To remember the numbers in sequence, I created an extended journey from my house leading through the village, the church and its graveyard, over a hill and then into town. I attached the images of each set of five numbers to a stage in the journey, until (with some persistence) I’d laid down a route of 820 stages in a continuous, unbroken journey, each stage representing five numbers of pi. The result was that I could recite pi to 4,100 decimal places.

This was still a long way off Carvello’s record, but I could see that, if I persevered, his achievement would be within reach. However, as a task, converting and memorizing pi proved so arduous that I decided to abandon the project and instead worked on refining the number system itself.

Creating a language for numbers

I wanted a system that would allow me to look at numbers and form images almost instantaneously, as if I were reading sentences from a book.
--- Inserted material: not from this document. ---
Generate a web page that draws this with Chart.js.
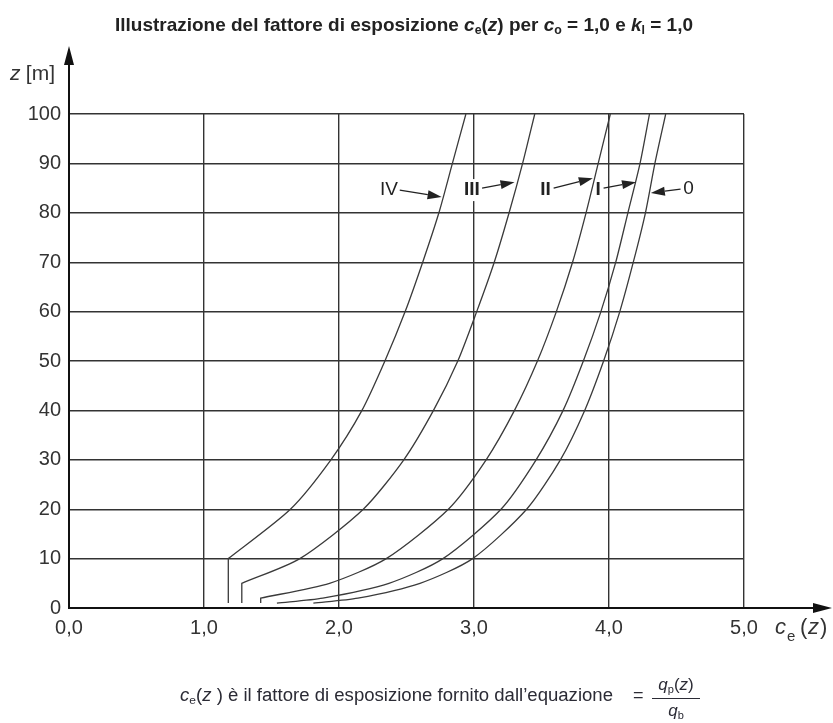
<!DOCTYPE html>
<html>
<head>
<meta charset="utf-8">
<script src="https://cdn.jsdelivr.net/npm/chart.js@4.4.1/dist/chart.umd.min.js"></script>
<style>
  body { margin: 0; background: #fff; }
  #wrap { position: relative; width: 833px; height: 723px; overflow: hidden; }
  #chart { position: absolute; left: 0; top: 0; }
  .txt { position: absolute; white-space: nowrap; color: #222; font-family: "Liberation Sans", Arial, sans-serif; transform-origin: 0 0; }
  #title { left: 115px; top: 13px; font-size: 19px; line-height: 24px; font-weight: bold; }
  #footer { left: 180px; top: 684px; font-size: 18px; line-height: 22px; color: #2b2b35; }
  #eq { left: 633px; top: 684px; font-size: 18px; line-height: 22px; color: #2b2b35; }
  #frac { left: 652px; top: 672px; width: 48px; font-size: 17px; color: #2b2b35; text-align: center; }
  #frac .num { height: 26px; line-height: 26px; border-bottom: 1px solid #2b2b35; }
  #frac .den { line-height: 24px; }
  sub { font-size: 65%; vertical-align: -0.25em; line-height: 0; }
  i { font-style: italic; }
</style>
</head>
<body>
<div id="wrap">
  <canvas id="chart" width="833" height="723"></canvas>
  <div class="txt" id="title">Illustrazione del fattore di esposizione <i>c</i><sub>e</sub>(<i>z</i>) per <i>c</i><sub>o</sub> = 1,0 e <i>k</i><sub>l</sub> = 1,0</div>
  <div class="txt" id="footer"><i>c</i><sub>e</sub>(<i>z</i> ) è il fattore di esposizione fornito dall’equazione</div>
  <div class="txt" id="eq">=</div>
  <div class="txt" id="frac"><div class="num"><i>q</i><sub>p</sub>(<i>z</i>)</div><div class="den"><i>q</i><sub>b</sub></div></div>
</div>
<script>
// terrain categories, heights z [m] and exposure factor ce(z)
const categories = ['0', 'I', 'II', 'III', 'IV'];

const z0 = [1, 2, 5, 10, 20, 30, 40, 50, 60, 70, 80, 90, 100];
const ce0 = [1.81, 2.14, 2.60, 2.99, 3.39, 3.64, 3.82, 3.96, 4.08, 4.18, 4.27, 4.34, 4.42];

const zI = [1, 2, 5, 10, 20, 30, 40, 50, 60, 70, 80, 90, 100];
const ceI = [1.54, 1.88, 2.37, 2.77, 3.20, 3.46, 3.66, 3.81, 3.94, 4.05, 4.14, 4.23, 4.30];

// the first point pair is the vertical part below z_min (corner repeated)
const zII = [1, 2, 2, 5, 10, 20, 30, 40, 50, 60, 70, 80, 90, 100];
const ceII = [1.42, 1.42, 1.42, 1.93, 2.35, 2.81, 3.09, 3.30, 3.47, 3.61, 3.73, 3.83, 3.92, 4.01];

const zIII = [1, 5, 5, 10, 20, 30, 40, 50, 60, 70, 80, 90, 100];
const ceIII = [1.28, 1.28, 1.28, 1.71, 2.18, 2.48, 2.70, 2.88, 3.02, 3.15, 3.26, 3.36, 3.45];

const zIV = [1, 10, 10, 20, 30, 40, 50, 60, 70, 80, 90, 100];
const ceIV = [1.18, 1.18, 1.18, 1.64, 1.94, 2.17, 2.34, 2.49, 2.62, 2.74, 2.84, 2.94];

const xTicks = [0, 1, 2, 3, 4, 5];
const yTicks = [0, 10, 20, 30, 40, 50, 60, 70, 80, 90, 100];

// curve labels with their arrows (data units: ce, z)
const labelPos = [[4.59, 84.8], [3.92, 84.6], [3.53, 84.6], [2.985, 84.6], [2.37, 84.6]];
const arrowFrom = [[4.53, 84.8], [3.96, 85.0], [3.59, 85.0], [3.06, 85.0], [2.45, 84.6]];
const arrowTo = [[4.31, 84.0], [4.20, 86.2], [3.88, 87.0], [3.30, 86.2], [2.76, 83.2]];

const seriesZ = [z0, zI, zII, zIII, zIV];
const seriesCe = [ce0, ceI, ceII, ceIII, ceIV];

// squeeze the narrow-font texts to the width they have in the figure
function fitWidth(id, w) {
  const el = document.getElementById(id);
  el.style.transform = 'scaleX(' + (w / el.getBoundingClientRect().width) + ')';
}
fitWidth('title', 578);
fitWidth('footer', 433);

const datasets = categories.map((name, i) => ({
  label: name,
  data: seriesZ[i].map((z, k) => ({ x: seriesCe[i][k], y: z })),
  showLine: true,
  borderColor: '#3a3a3a',
  borderWidth: 1.3,
  pointRadius: 0,
  tension: 0.25,
  fill: false
}));

const axisExtras = {
  id: 'axisExtras',
  afterDraw(chart) {
    const ctx = chart.ctx;
    const a = chart.chartArea;
    const x = chart.scales.x;
    const y = chart.scales.y;
    ctx.save();

    // axis arrows
    ctx.strokeStyle = '#111';
    ctx.fillStyle = '#111';
    ctx.lineWidth = 2;
    const topTip = a.top - 68;
    const rightTip = a.right + 88;
    ctx.beginPath();
    ctx.moveTo(a.left, a.top);
    ctx.lineTo(a.left, topTip + 12);
    ctx.moveTo(a.right, a.bottom);
    ctx.lineTo(rightTip - 12, a.bottom);
    ctx.stroke();
    ctx.beginPath();
    ctx.moveTo(a.left, topTip);
    ctx.lineTo(a.left - 5, topTip + 19);
    ctx.lineTo(a.left + 5, topTip + 19);
    ctx.closePath();
    ctx.moveTo(rightTip, a.bottom);
    ctx.lineTo(rightTip - 19, a.bottom - 5);
    ctx.lineTo(rightTip - 19, a.bottom + 5);
    ctx.closePath();
    ctx.fill();

    // axis titles
    ctx.fillStyle = '#333';
    ctx.textBaseline = 'alphabetic';
    ctx.textAlign = 'left';
    ctx.font = 'italic 21px "Liberation Sans", sans-serif';
    ctx.fillText('z', 10, 80);
    ctx.font = '21px "Liberation Sans", sans-serif';
    ctx.fillText(' [m]', 20, 80);

    ctx.font = 'italic 22px "Liberation Sans", sans-serif';
    ctx.fillText('c', 775, 634);
    ctx.font = '15px "Liberation Sans", sans-serif';
    ctx.fillText('e', 787, 641);
    ctx.font = '22px "Liberation Sans", sans-serif';
    ctx.fillText('(', 800, 634);
    ctx.font = 'italic 22px "Liberation Sans", sans-serif';
    ctx.fillText('z', 808, 634);
    ctx.font = '22px "Liberation Sans", sans-serif';
    ctx.fillText(')', 820, 634);

    // curve labels and arrows
    ctx.textAlign = 'center';
    ctx.textBaseline = 'middle';
    categories.forEach((name, i) => {
      ctx.font = (name.startsWith('I') && name !== 'IV' ? 'bold ' : '') + '19px "Liberation Sans", sans-serif';
      const lx = x.getPixelForValue(labelPos[i][0]);
      const ly = y.getPixelForValue(labelPos[i][1]);
      if (name === 'III') {
        const w = ctx.measureText(name).width;
        ctx.fillStyle = '#fff';
        ctx.fillRect(lx - w / 2 - 3, ly - 11, w + 6, 22);
      }
      ctx.fillStyle = '#222';
      ctx.fillText(name, lx, ly);

      const x1 = x.getPixelForValue(arrowFrom[i][0]);
      const y1 = y.getPixelForValue(arrowFrom[i][1]);
      const x2 = x.getPixelForValue(arrowTo[i][0]);
      const y2 = y.getPixelForValue(arrowTo[i][1]);
      const ang = Math.atan2(y2 - y1, x2 - x1);
      const len = 14, half = 4.5;
      ctx.strokeStyle = '#222';
      ctx.lineWidth = 1.2;
      ctx.beginPath();
      ctx.moveTo(x1, y1);
      ctx.lineTo(x2 - Math.cos(ang) * len, y2 - Math.sin(ang) * len);
      ctx.stroke();
      ctx.beginPath();
      ctx.moveTo(x2, y2);
      ctx.lineTo(x2 - Math.cos(ang) * len - Math.sin(ang) * half, y2 - Math.sin(ang) * len + Math.cos(ang) * half);
      ctx.lineTo(x2 - Math.cos(ang) * len + Math.sin(ang) * half, y2 - Math.sin(ang) * len - Math.cos(ang) * half);
      ctx.closePath();
      ctx.fill();
    });
    ctx.restore();
  }
};

new Chart(document.getElementById('chart').getContext('2d'), {
  type: 'scatter',
  data: { datasets },
  options: {
    responsive: false,
    animation: false,
    layout: { padding: { left: 0, top: 114, right: 89, bottom: 0 } },
    plugins: { legend: { display: false }, tooltip: { enabled: false }, title: { display: false } },
    scales: {
      x: {
        type: 'linear',
        min: 0,
        max: 5,
        afterFit(scale) { scale.height = 115; },
        afterBuildTicks(scale) { scale.ticks = xTicks.map(v => ({ value: v })); },
        grid: { color: '#333', lineWidth: 1.4, drawTicks: false },
        border: { display: true, color: '#111', width: 2 },
        ticks: {
          padding: 8,
          color: '#333',
          font: { family: 'Liberation Sans', size: 20 },
          callback: v => v.toFixed(1).replace('.', ',')
        }
      },
      y: {
        type: 'linear',
        min: 0,
        max: 100,
        afterFit(scale) { scale.width = 69; },
        afterBuildTicks(scale) { scale.ticks = yTicks.map(v => ({ value: v })); },
        grid: { color: '#333', lineWidth: 1.4, drawTicks: false },
        border: { display: true, color: '#111', width: 2 },
        ticks: {
          padding: 8,
          color: '#333',
          font: { family: 'Liberation Sans', size: 20 },
          callback: v => String(v)
        }
      }
    }
  },
  plugins: [axisExtras]
});
</script>
</body>
</html>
The approach of creating images had worked with playing cards, so why not with numbers, too? And then I realized where my number memorizations had so far been going wrong. Groups of five numbers were too complicated – instead, I should be grouping the numbers into only pairs. As it turned out, as frustrating as learning those few thousand places of pi had been, I’d paved the way for a system that eventually was to help me secure eight World Memory Championships titles – I called it the “Dominic System”.

INSIDE MY MIND: TAKING THE POSITIVES

On reflection, it’s tempting to think my dalliance with pi had been a complete waste of time. However, although I had lost a couple of weeks memorizing all those numbers, I had gained much from the experience. I realized that there really was no limit to what and how much I could remember, as long as I could find enough places in the world to use as mental storage space. I also learned that the speed with which I could memorize those numbers depended upon the efficiency of the system I used and how much I practised using it.